Com a mudança da Igreja de São Paulo, o espaço para as mulheres foi restringido e, às vezes, elas foram excluídas. Muitas mulheres sentiram a falta de se reunir, trocar ideias e celebrar.
Algumas mulheres se propuseram a se encontrar e convidaram mais mulheres. O Convento Santíssima Trindade nos ofereceu o espaço físico e a infraestrutura. A semente foi lançada e em 1995 o grupo teve início.
O objetivo do grupo era olhar um pouco para nós mesmas, resgatar nossa dignidade, tomar consciência do nosso papel na sociedade e na Igreja, cultivar uma mística, vivenciar uma espiritualidade integrada, cósmica e buscar energias e inspiração para o nosso dia a dia.
Temos sempre um olhar e um pé na realidade. Refletimos, aprofundamos e participamos da Marcha Mundial das Mulheres, Fórum Social Mundial, Campanhas contra a Dívida Externa e Alca, Centenário das SSpS, Romaria à Aparecida do Norte, Pentecostes, canonização do Pe. Arnaldo e a Beatificação de Madre Josefa, etc…
Anualmente avaliamos os nossos encontros. Já trouxeram algum resultado: maior auto-estima, maior consciência do nosso papel, uma nova concepção de mundo, aprendizagem de como lidar com conflitos, conquistas no espaço público, engajamento em projetos sociais.

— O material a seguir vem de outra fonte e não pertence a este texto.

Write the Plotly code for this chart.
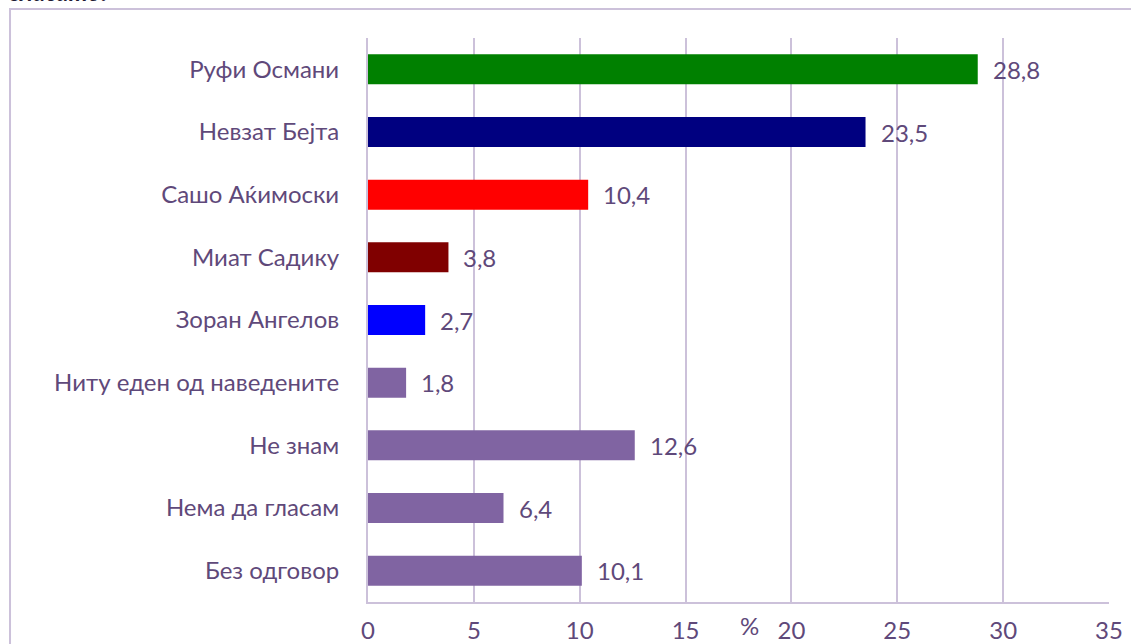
import plotly.graph_objects as go

categories = ["Руфи Османи", "Невзат Бејта", "Сашо Аќимоски", "Миат Садику",
              "Зоран Ангелов", "Ниту еден од наведените", "Не знам",
              "Нема да гласам", "Без одговор"]
values = [28.8, 23.5, 10.4, 3.8, 2.7, 1.8, 12.6, 6.4, 10.1]
bar_colors = ["#008000", "#000080", "#FF0000", "#800000", "#0000FF",
              "#8064A2", "#8064A2", "#8064A2", "#8064A2"]
x_ticks = [0, 5, 10, 15, 20, 25, 30, 35]
x_title = "%"
top_text = "гласате?"

TEXT = "#5F497A"
GRID = "#CCC1DA"
FONT = "Lato"
FS = 24

fig = go.Figure()
fig.add_trace(go.Bar(
    y=categories, x=values, orientation="h",
    marker=dict(color=bar_colors, line=dict(width=0)),
    hoverinfo="skip",
))

for c, v in zip(categories, values):
    fig.add_annotation(x=v, y=c, xref="x", yref="y",
                       text=f"{v:.1f}".replace(".", ","),
                       showarrow=False, xanchor="left", xshift=13,
                       font=dict(family=FONT, size=FS, color=TEXT))

# axis title "%"
fig.add_annotation(x=0.515, y=-0.041, xref="paper", yref="paper",
                   text=x_title, showarrow=False, xanchor="center", yanchor="middle",
                   font=dict(family=FONT, size=FS, color=TEXT))

# cut-off heading text
fig.add_annotation(x=-0.486, y=1.0535, xref="paper", yref="paper",
                   text=f"<b><i>{top_text}</i></b>", showarrow=False,
                   xanchor="left", yanchor="bottom",
                   font=dict(family=FONT, size=FS, color="#1F1A33"))

# outer frame
fig.add_shape(type="rect", xref="paper", yref="paper",
              x0=-0.4831, y0=-0.3, x1=1.2, y1=1.0514,
              line=dict(color=GRID, width=2), fillcolor="rgba(0,0,0,0)",
              layer="below")

fig.update_layout(
    width=1131, height=644,
    margin=dict(l=368, r=22, t=38, b=42),
    paper_bgcolor="white", plot_bgcolor="white",
    bargap=0.52,
    showlegend=False,
    font=dict(family=FONT, size=FS, color=TEXT),
    xaxis=dict(range=[0, 35], tickvals=x_ticks, ticktext=[str(t) for t in x_ticks],
               showgrid=True, gridcolor=GRID, gridwidth=2,
               showline=True, linecolor=GRID, linewidth=2,
               zeroline=False, ticks="", ticklen=0, ticklabelstandoff=6,
               automargin=False,
               tickfont=dict(family=FONT, size=FS, color=TEXT),
               fixedrange=True),
    yaxis=dict(categoryorder="array", categoryarray=categories,
               autorange="reversed",
               showgrid=False, showline=True, linecolor=GRID, linewidth=2,
               ticks="", ticklabelstandoff=22, automargin=False,
               tickfont=dict(family=FONT, size=FS, color=TEXT),
               fixedrange=True),
)

fig.write_html("out.html")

Todos os encontros se realizavam com dinâmicas participativas, usando técnicas, músicas, danças circulares, exercícios corporais integrando-nos com a natureza e energias do universo, a partir da ótica de relações de gênero e vivenciando uma espiritualidade holística, cósmica. A natureza com o seu encanto fazia sua parte na realização desse bem-estar”.